### Exercise
Your output must be the lines below from the line containing "Output the Python" to the line containing "GRAY = '#A8A8A8'", both lines included, reproduced exactly and without pictures.

### Dataset records
══════

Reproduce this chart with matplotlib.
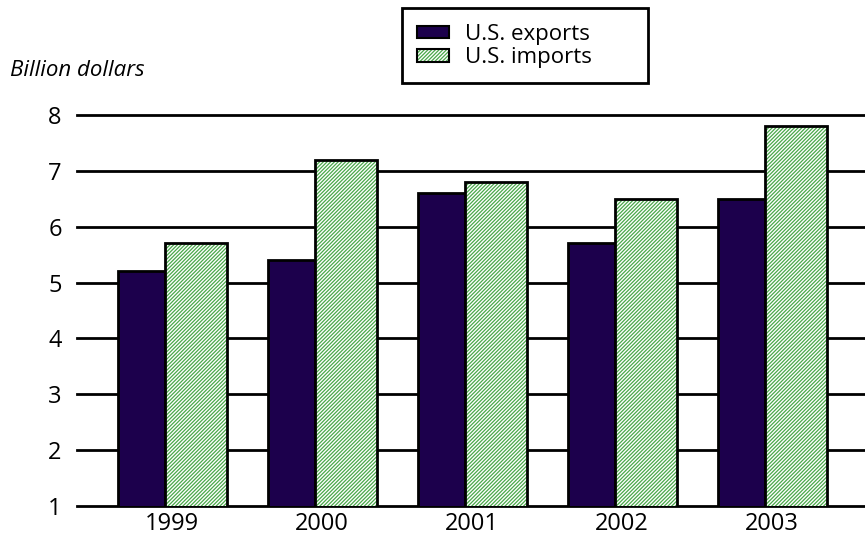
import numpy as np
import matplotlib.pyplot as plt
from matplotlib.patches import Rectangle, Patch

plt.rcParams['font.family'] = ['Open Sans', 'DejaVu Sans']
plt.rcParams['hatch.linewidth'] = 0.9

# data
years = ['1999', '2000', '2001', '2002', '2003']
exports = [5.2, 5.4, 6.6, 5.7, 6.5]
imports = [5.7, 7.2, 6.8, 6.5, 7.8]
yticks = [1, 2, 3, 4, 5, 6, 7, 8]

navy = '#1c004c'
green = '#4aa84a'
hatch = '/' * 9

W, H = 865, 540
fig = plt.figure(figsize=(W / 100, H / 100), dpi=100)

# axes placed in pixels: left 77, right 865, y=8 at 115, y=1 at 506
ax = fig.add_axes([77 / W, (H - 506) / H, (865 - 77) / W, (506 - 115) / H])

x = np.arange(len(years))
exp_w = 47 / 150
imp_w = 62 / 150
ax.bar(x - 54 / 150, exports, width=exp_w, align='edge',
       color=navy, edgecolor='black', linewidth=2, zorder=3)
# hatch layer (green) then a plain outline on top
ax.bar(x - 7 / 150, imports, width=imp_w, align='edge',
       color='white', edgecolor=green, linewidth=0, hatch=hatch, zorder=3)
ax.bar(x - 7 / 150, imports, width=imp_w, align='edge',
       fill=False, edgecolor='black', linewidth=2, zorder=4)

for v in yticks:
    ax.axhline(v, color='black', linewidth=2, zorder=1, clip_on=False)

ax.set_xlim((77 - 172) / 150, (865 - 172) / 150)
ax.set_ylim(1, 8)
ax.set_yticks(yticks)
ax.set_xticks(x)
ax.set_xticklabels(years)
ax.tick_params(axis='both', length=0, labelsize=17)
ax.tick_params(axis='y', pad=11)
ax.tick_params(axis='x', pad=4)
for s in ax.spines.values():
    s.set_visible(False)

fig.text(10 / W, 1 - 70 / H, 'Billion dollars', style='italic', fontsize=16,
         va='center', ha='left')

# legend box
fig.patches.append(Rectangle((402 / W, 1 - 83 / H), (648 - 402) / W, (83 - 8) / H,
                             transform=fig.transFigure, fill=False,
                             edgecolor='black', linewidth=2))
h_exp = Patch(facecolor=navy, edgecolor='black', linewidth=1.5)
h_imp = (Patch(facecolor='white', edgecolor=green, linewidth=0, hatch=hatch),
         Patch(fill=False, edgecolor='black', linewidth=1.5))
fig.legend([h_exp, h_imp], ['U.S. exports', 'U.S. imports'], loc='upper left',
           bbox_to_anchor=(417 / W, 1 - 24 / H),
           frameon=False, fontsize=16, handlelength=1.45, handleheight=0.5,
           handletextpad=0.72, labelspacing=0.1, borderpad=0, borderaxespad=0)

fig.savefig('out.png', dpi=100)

══════

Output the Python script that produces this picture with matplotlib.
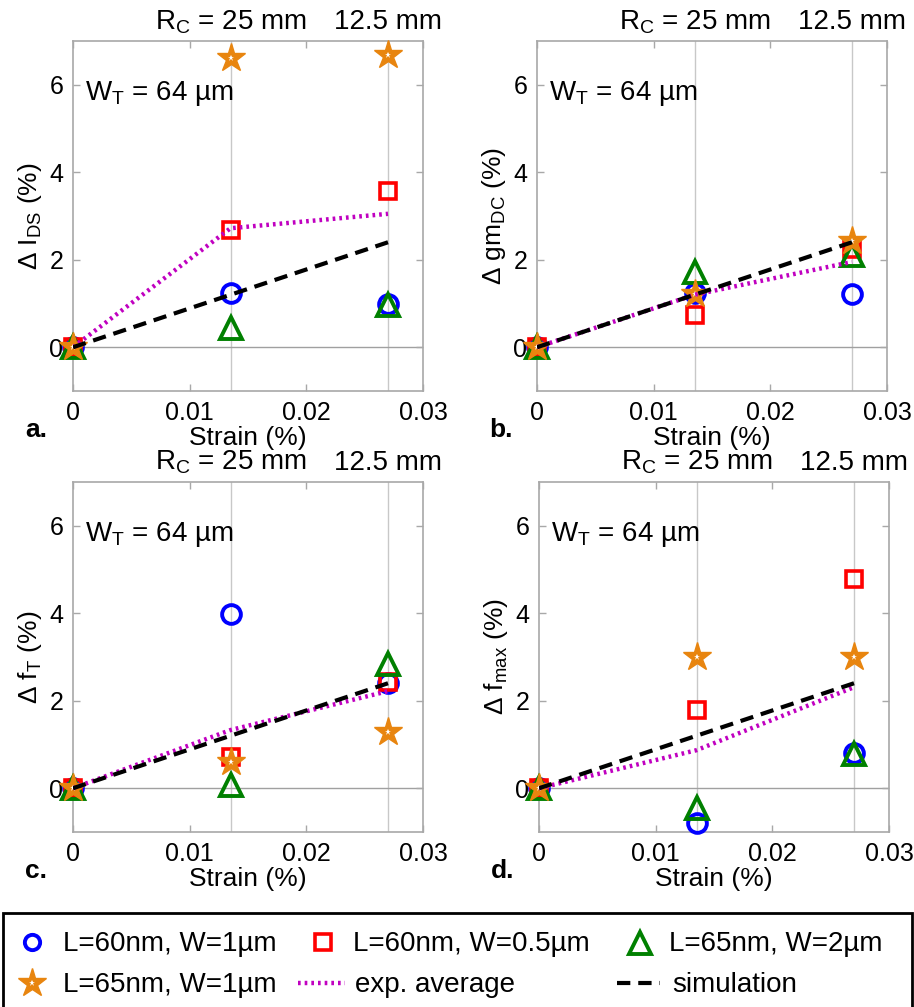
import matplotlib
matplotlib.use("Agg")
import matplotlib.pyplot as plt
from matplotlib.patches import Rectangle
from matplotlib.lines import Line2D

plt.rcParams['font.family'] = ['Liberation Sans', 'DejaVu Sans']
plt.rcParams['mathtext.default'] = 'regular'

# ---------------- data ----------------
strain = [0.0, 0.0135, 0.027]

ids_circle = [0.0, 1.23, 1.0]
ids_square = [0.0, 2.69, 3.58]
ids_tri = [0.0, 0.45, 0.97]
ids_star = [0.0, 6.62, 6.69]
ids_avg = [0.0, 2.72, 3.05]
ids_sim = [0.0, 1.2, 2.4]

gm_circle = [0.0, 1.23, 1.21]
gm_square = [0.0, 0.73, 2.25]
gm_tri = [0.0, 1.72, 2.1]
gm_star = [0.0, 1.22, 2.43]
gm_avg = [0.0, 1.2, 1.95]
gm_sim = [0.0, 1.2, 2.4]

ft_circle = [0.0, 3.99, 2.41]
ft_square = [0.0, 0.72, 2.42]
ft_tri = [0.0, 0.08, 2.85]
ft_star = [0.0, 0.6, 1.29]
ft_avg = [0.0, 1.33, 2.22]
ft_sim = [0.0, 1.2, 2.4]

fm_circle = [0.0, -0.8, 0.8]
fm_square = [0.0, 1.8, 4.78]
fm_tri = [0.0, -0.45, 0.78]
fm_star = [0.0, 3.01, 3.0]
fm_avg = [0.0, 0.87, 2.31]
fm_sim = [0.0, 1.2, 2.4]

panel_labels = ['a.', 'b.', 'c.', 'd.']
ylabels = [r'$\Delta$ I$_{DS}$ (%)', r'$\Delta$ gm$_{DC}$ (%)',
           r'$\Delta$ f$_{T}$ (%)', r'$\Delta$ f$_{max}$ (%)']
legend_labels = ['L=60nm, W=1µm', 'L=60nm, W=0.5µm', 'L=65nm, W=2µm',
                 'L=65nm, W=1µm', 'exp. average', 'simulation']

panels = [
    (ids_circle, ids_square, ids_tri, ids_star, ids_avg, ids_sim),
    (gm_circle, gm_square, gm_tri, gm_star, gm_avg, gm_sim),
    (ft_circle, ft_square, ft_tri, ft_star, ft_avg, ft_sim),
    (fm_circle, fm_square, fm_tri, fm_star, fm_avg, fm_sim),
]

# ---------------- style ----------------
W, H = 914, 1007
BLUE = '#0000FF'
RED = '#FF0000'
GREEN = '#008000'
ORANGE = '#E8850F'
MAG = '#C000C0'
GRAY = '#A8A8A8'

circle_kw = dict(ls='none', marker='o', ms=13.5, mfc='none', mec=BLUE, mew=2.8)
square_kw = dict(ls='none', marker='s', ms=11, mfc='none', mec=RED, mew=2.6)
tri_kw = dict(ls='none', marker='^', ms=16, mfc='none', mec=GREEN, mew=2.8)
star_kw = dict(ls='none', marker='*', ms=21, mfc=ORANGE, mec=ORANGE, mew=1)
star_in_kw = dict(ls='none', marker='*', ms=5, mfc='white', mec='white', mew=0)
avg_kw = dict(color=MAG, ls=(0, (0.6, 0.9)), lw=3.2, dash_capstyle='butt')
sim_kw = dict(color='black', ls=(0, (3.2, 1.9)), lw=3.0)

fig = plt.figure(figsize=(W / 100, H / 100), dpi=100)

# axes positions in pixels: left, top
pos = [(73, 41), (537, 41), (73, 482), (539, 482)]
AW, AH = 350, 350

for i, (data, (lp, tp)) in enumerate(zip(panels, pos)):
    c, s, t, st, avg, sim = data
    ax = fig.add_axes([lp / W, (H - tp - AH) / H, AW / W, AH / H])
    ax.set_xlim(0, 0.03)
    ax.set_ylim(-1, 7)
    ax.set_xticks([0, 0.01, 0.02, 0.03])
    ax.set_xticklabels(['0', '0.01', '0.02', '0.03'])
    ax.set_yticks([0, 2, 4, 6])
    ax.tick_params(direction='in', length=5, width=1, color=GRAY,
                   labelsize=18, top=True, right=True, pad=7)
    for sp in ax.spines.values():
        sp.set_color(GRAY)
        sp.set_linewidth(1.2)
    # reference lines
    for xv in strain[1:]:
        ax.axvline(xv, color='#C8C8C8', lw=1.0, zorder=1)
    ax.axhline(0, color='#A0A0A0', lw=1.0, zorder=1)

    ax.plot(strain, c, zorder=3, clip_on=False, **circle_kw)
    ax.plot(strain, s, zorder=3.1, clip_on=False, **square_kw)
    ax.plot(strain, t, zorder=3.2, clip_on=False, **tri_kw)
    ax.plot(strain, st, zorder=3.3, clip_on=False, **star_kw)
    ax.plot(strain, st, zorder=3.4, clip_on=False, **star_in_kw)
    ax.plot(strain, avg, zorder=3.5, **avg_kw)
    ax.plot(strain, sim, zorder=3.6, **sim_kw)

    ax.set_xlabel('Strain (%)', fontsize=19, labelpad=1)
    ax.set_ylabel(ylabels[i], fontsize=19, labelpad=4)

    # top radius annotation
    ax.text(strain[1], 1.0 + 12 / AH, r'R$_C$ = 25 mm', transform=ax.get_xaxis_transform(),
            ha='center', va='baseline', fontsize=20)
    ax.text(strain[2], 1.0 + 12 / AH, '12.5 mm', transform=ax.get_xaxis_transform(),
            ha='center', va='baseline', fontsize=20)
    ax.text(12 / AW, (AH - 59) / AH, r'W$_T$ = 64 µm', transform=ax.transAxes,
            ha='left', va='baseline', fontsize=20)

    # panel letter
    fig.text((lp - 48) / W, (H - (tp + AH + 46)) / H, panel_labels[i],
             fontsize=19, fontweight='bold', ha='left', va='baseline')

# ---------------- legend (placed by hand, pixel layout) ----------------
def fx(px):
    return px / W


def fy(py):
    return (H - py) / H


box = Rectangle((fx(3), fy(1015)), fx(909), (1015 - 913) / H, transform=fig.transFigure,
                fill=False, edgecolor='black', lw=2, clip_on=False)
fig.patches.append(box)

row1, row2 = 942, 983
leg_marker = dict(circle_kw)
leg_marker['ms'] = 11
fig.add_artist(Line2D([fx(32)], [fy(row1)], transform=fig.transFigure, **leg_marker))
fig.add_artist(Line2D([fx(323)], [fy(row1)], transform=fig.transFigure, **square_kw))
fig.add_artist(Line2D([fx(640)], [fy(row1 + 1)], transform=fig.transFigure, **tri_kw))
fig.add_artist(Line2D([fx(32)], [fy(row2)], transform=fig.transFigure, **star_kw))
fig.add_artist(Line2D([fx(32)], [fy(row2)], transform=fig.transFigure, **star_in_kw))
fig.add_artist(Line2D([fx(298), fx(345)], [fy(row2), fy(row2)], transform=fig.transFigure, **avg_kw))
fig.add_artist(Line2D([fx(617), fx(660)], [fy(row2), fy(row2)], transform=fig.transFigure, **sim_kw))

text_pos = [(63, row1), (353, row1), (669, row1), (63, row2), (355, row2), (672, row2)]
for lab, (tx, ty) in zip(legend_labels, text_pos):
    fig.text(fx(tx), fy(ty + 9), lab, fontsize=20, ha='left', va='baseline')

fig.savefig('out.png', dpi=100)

══════

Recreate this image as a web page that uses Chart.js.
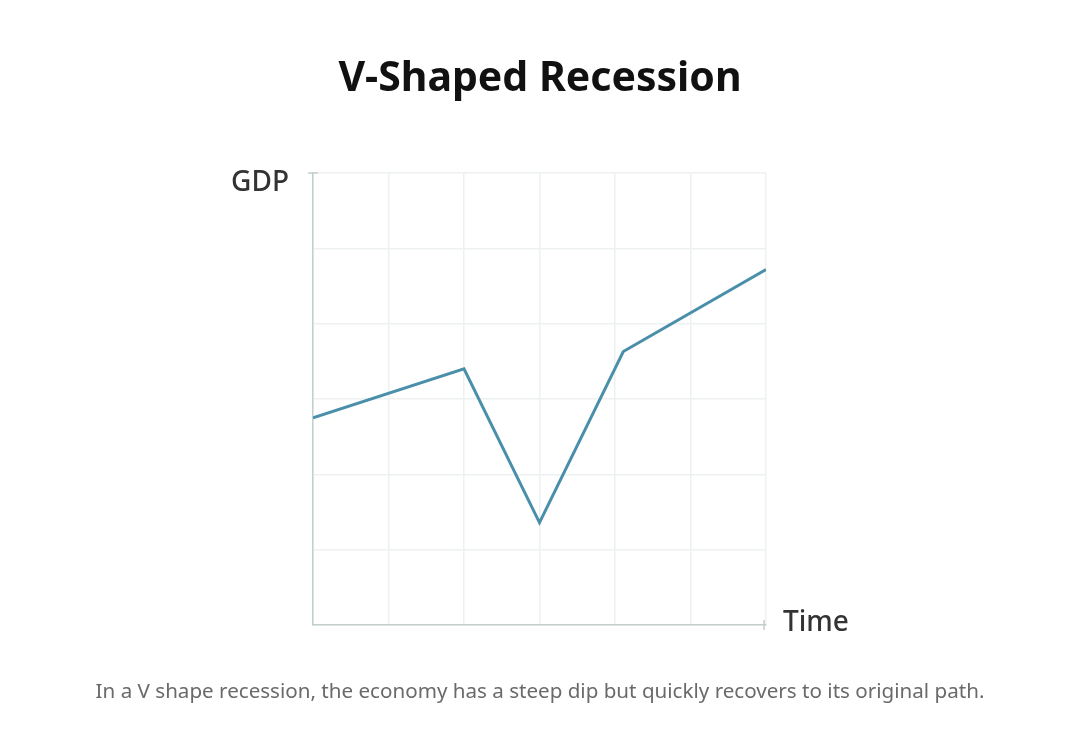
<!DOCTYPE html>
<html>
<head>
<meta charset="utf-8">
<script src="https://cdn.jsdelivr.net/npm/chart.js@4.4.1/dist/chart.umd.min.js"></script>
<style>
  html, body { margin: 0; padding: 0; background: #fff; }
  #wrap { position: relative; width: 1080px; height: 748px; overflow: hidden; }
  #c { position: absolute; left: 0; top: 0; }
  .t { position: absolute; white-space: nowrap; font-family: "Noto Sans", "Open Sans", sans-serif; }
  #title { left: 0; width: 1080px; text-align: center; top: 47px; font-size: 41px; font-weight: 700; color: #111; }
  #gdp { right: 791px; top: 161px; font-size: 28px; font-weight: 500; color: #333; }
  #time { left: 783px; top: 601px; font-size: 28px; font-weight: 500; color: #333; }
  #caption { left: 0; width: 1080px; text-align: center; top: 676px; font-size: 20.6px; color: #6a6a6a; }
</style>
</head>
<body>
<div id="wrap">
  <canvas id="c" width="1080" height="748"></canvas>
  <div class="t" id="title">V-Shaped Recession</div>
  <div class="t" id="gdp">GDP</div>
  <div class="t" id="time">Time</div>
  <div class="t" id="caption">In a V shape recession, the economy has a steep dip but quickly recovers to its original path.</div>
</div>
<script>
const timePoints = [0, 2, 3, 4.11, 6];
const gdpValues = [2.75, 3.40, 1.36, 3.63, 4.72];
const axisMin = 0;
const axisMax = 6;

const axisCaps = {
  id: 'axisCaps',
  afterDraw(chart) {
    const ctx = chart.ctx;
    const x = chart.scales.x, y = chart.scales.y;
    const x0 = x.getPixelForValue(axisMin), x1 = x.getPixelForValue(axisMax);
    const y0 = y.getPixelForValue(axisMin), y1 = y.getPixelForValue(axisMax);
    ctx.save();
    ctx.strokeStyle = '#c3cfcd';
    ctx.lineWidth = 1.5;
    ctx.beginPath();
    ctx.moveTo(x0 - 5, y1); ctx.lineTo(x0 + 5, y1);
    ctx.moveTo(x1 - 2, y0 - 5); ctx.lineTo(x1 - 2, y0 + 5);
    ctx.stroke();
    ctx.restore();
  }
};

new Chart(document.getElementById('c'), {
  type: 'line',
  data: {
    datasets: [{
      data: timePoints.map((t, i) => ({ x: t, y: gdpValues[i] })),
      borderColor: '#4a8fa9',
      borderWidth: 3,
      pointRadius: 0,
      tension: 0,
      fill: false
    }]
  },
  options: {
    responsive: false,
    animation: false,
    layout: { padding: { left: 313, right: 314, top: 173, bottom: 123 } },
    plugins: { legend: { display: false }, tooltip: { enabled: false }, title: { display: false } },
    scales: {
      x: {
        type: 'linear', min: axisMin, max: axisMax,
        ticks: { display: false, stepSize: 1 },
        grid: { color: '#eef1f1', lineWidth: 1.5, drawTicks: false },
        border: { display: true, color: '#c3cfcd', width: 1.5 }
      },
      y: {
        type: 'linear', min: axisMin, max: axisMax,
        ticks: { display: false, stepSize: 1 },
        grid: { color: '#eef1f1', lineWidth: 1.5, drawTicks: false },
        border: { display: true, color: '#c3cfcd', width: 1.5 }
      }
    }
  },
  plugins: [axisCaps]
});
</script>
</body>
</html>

══════

### Result of this task
Output the Python script that produces this picture with matplotlib.
import matplotlib
matplotlib.use("Agg")
import matplotlib.pyplot as plt
from matplotlib.patches import Rectangle
from matplotlib.lines import Line2D

plt.rcParams['font.family'] = ['Liberation Sans', 'DejaVu Sans']
plt.rcParams['mathtext.default'] = 'regular'

# ---------------- data ----------------
strain = [0.0, 0.0135, 0.027]

ids_circle = [0.0, 1.23, 1.0]
ids_square = [0.0, 2.69, 3.58]
ids_tri = [0.0, 0.45, 0.97]
ids_star = [0.0, 6.62, 6.69]
ids_avg = [0.0, 2.72, 3.05]
ids_sim = [0.0, 1.2, 2.4]

gm_circle = [0.0, 1.23, 1.21]
gm_square = [0.0, 0.73, 2.25]
gm_tri = [0.0, 1.72, 2.1]
gm_star = [0.0, 1.22, 2.43]
gm_avg = [0.0, 1.2, 1.95]
gm_sim = [0.0, 1.2, 2.4]

ft_circle = [0.0, 3.99, 2.41]
ft_square = [0.0, 0.72, 2.42]
ft_tri = [0.0, 0.08, 2.85]
ft_star = [0.0, 0.6, 1.29]
ft_avg = [0.0, 1.33, 2.22]
ft_sim = [0.0, 1.2, 2.4]

fm_circle = [0.0, -0.8, 0.8]
fm_square = [0.0, 1.8, 4.78]
fm_tri = [0.0, -0.45, 0.78]
fm_star = [0.0, 3.01, 3.0]
fm_avg = [0.0, 0.87, 2.31]
fm_sim = [0.0, 1.2, 2.4]

panel_labels = ['a.', 'b.', 'c.', 'd.']
ylabels = [r'$\Delta$ I$_{DS}$ (%)', r'$\Delta$ gm$_{DC}$ (%)',
           r'$\Delta$ f$_{T}$ (%)', r'$\Delta$ f$_{max}$ (%)']
legend_labels = ['L=60nm, W=1µm', 'L=60nm, W=0.5µm', 'L=65nm, W=2µm',
                 'L=65nm, W=1µm', 'exp. average', 'simulation']

panels = [
    (ids_circle, ids_square, ids_tri, ids_star, ids_avg, ids_sim),
    (gm_circle, gm_square, gm_tri, gm_star, gm_avg, gm_sim),
    (ft_circle, ft_square, ft_tri, ft_star, ft_avg, ft_sim),
    (fm_circle, fm_square, fm_tri, fm_star, fm_avg, fm_sim),
]

# ---------------- style ----------------
W, H = 914, 1007
BLUE = '#0000FF'
RED = '#FF0000'
GREEN = '#008000'
ORANGE = '#E8850F'
MAG = '#C000C0'
GRAY = '#A8A8A8'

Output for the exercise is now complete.